- Poster
- Directed by: Deepan
- Starring: Sriram Saranya Nag
- Music by: Songs: Prem Anand Score: Johnson
- Production company: AR Screen (p) Ltd
- Release date: 6 April 2012;
- Country: India
- Language: Tamil

= Mazhaikkalam =

2012 Indian film by Deepan

Mazhaikkalam ( is a 2012 Indian Tamil-language romantic drama film directed by Deepan and starring newcomer Sanjeevan, credited as Sriram, and Saranya Nag.

== Cast ==
- Sriram as Vijay
- Saranya Nag as Sophia
- Ganja Karuppu
- Krishna Kumar as Vijay's brother
- Jaya Sri as Vijay's sister-in-law
- Vel Chinnaswamy
- Winner Ramachandran

== Production ==
The film is directed by Deepan, who worked under R. B. Choudary.

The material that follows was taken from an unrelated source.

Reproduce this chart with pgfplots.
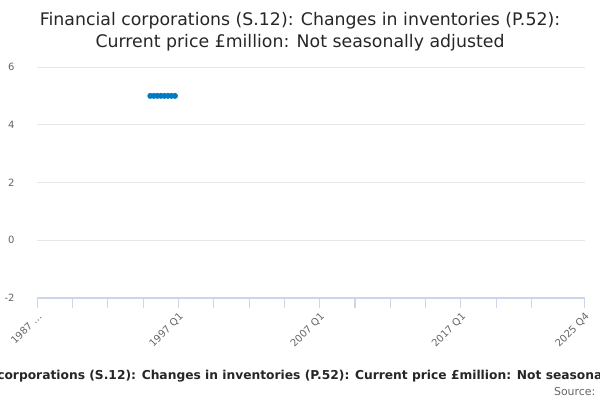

Debutante Sanjeevan and Saranya Nag play college students in the film. In an interview, Deepan expressed how he was not satisfied with the final outcome of the film. The film began production in 2010. Prior to release, the film made the headlines after it was reported that Saranya would appear nude in a crucial scene. Saranya then clarified that she wore a skin-toned costume, and the scene was shot aesthetically.

== Reception ==
A critic from The Times of India wrote that "Unfortunately, it is in this area [the script] that “Mazhaikkalam” falters. Debutant director Deepan’s construction of scenes is not only dull but also very predictable. Malathi Rangarajan of The Hindu opined that "If director Deepan had lent the same amount of concentration [that he gave to the last fifteen minutes] to the rest of the film, Mazhaikaalam could have been a thumbs-up show. But the narration lacks cohesion". A critic from The New Indian Express said that "Mazhaikalam is an example of good intentions going haywire". A critic from Behindwoods said that "Mazhaikkalam seems to have started off as a very interesting one line story" and added that "the makers ought to have developed their nutshell idea into a full fledged script which had interesting moments throughout".